SPEAK: A Community Perspective

By Dennis Nahat

December 1, 2007, PUBLISHED BY IN DANCE

Mankind is a celebrating animal. Our time is filled with moments of public jubilation and quiet personal joy. Festivity is everywhere, springing from the importance of special events—anniversaries, births and holy days, national and international holidays. One celebrates when one feels fulfillment, when one lives completely. When we feel this fulfillment in life, we respond with elation, with an elevated sense of our being, with dance.

Since time began, a unifying factor has always been the phenomena of dance and music together, but dance can take us even deeper into music. Perhaps the most exalted form of the celebration of life occurs at such moments—when music and dance converge—possibly the strongest form of expression of the human experience!

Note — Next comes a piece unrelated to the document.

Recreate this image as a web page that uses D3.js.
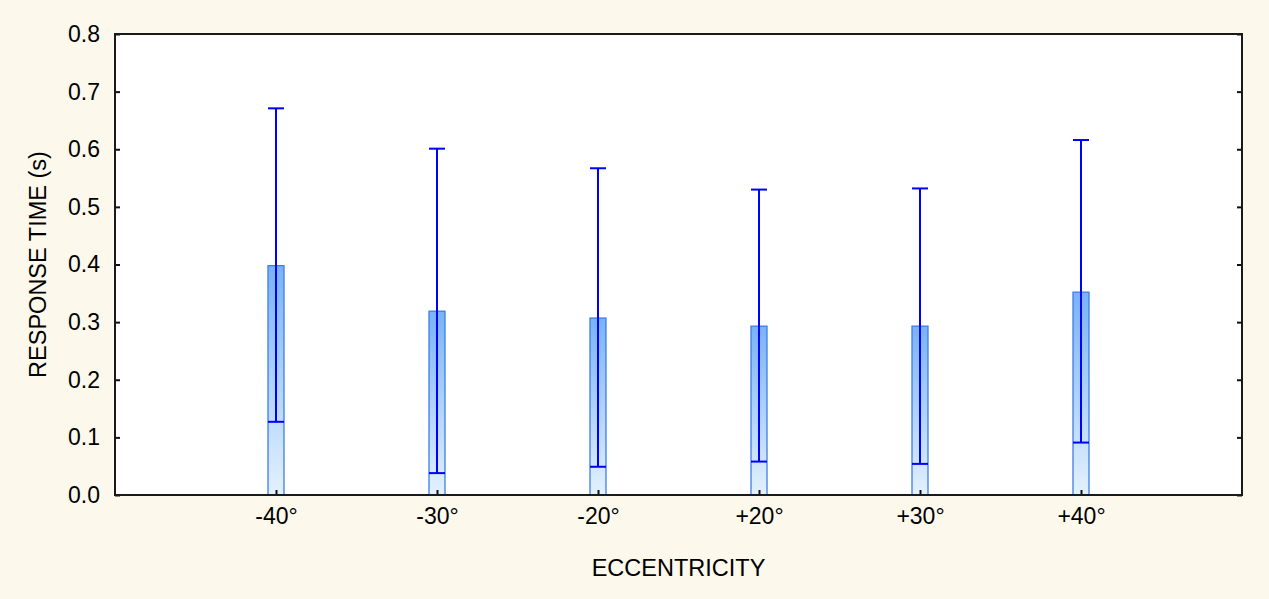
<!DOCTYPE html>
<html lang="en">
<head>
    <meta charset="UTF-8">
    <title>Response time by eccentricity</title>
    <style>
        body {
            margin: 0;
            padding: 0;
            background-color: #fdf8ec;
            font-family: "Liberation Sans", Arial, sans-serif;
        }

        .axis text {
            font-size: 23px;
            fill: #000;
        }

        .title {
            font-size: 23.5px;
            fill: #000;
        }
    </style>
</head>
<body>

<svg width="1269" height="599" id="chart"></svg>

<script src="https://d3js.org/d3.v7.min.js"></script>
<script>
    // Data
    const categories = ["-40°", "-30°", "-20°", "+20°", "+30°", "+40°"];
    const means = [0.398, 0.319, 0.307, 0.293, 0.293, 0.352];
    const upper = [0.671, 0.601, 0.567, 0.530, 0.532, 0.616];
    const lower = [0.127, 0.038, 0.049, 0.058, 0.054, 0.091];
    const yTicks = [0, 0.1, 0.2, 0.3, 0.4, 0.5, 0.6, 0.7, 0.8];

    const svg = d3.select("#chart");

    // Plot frame
    const margin = { top: 34, right: 27, bottom: 104, left: 115 };
    const width = 1269 - margin.left - margin.right;
    const height = 599 - margin.top - margin.bottom;

    const xScale = d3.scalePoint()
        .domain(categories)
        .range([0, width])
        .padding(1);

    const yScale = d3.scaleLinear()
        .domain([0, 0.8])
        .range([height, 0]);

    const defs = svg.append("defs");
    const grad = defs.append("linearGradient")
        .attr("id", "barFill")
        .attr("x1", 0).attr("y1", 0)
        .attr("x2", 0).attr("y2", 1);
    grad.append("stop").attr("offset", "0%").attr("stop-color", "#78b3f8");
    grad.append("stop").attr("offset", "100%").attr("stop-color", "#e3f1fe");

    const g = svg.append("g")
        .attr("transform", `translate(${margin.left},${margin.top})`);

    // White plot background
    g.append("rect")
        .attr("width", width)
        .attr("height", height)
        .attr("fill", "#fff");

    const barWidth = 16;

    // Bars
    g.selectAll("rect.bar")
        .data(categories)
        .enter().append("rect")
        .attr("class", "bar")
        .attr("x", d => xScale(d) - barWidth / 2)
        .attr("y", (d, i) => yScale(means[i]))
        .attr("width", barWidth)
        .attr("height", (d, i) => height - yScale(means[i]))
        .attr("fill", "url(#barFill)")
        .attr("stroke", "#3f7de6")
        .attr("stroke-width", 1.3);

    // Error bars
    const err = g.selectAll("g.err")
        .data(categories)
        .enter().append("g")
        .attr("class", "err")
        .attr("stroke", "#0000ff")
        .attr("stroke-width", 2);

    err.append("line")
        .attr("x1", d => xScale(d))
        .attr("x2", d => xScale(d))
        .attr("y1", (d, i) => yScale(upper[i]))
        .attr("y2", (d, i) => yScale(lower[i]));

    err.append("line")
        .attr("x1", d => xScale(d) - barWidth / 2)
        .attr("x2", d => xScale(d) + barWidth / 2)
        .attr("y1", (d, i) => yScale(upper[i]))
        .attr("y2", (d, i) => yScale(upper[i]));

    err.append("line")
        .attr("x1", d => xScale(d) - barWidth / 2)
        .attr("x2", d => xScale(d) + barWidth / 2)
        .attr("y1", (d, i) => yScale(lower[i]))
        .attr("y2", (d, i) => yScale(lower[i]));

    // Axes
    const yAxis = g.append("g")
        .attr("class", "axis")
        .call(d3.axisLeft(yScale)
            .tickValues(yTicks)
            .tickFormat(d3.format(".1f"))
            .tickSizeInner(-5)
            .tickSizeOuter(0)
            .tickPadding(15));

    const yAxisRight = g.append("g")
        .attr("class", "axis")
        .attr("transform", `translate(${width},0)`)
        .call(d3.axisRight(yScale)
            .tickValues(yTicks)
            .tickFormat("")
            .tickSizeInner(-5)
            .tickSizeOuter(0));

    const xAxis = g.append("g")
        .attr("class", "axis")
        .attr("transform", `translate(0,${height})`)
        .call(d3.axisBottom(xScale)
            .tickSizeInner(-5)
            .tickSizeOuter(0)
            .tickPadding(13));

    [yAxis, yAxisRight, xAxis].forEach(a => {
        a.select(".domain").remove();
        a.selectAll(".tick line").attr("stroke", "#111").attr("stroke-width", 2);
    });

    // Frame
    g.append("rect")
        .attr("width", width)
        .attr("height", height)
        .attr("fill", "none")
        .attr("stroke", "#1a1a1a")
        .attr("stroke-width", 2);

    // Titles
    svg.append("text")
        .attr("class", "title")
        .attr("x", margin.left + width / 2)
        .attr("y", 576)
        .attr("text-anchor", "middle")
        .text("ECCENTRICITY");

    svg.append("text")
        .attr("class", "title")
        .attr("transform", `translate(46,${margin.top + height / 2}) rotate(-90)`)
        .attr("text-anchor", "middle")
        .text("RESPONSE TIME (s)");
</script>
</body>
</html>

We are constantly in the process of affirming our existence. A dance, like a painting or a musical composition or any art form, may stimulate the imagination—the intellect—the spirit—the soul. No artist knows why or from where his or her feelings come. Perhaps these feelings arise from a deep down impenetrable place within us. Dances that celebrate and delight may themselves provide insight into the mysteries of the creative effort by human beings. All art participates in this elemental process.

In ballet, indeed in all dance, the constant tension between the real and the ideal establishes rituals, a kind of resurrection taking place before our eyes. Dance may be envisioned as birth itself, or as a rebirth. Music and dance in abstract form, as opposed to programmatic form, strive to project the unheard and the unseen—the ineffable communicating by rendering the invisible visible.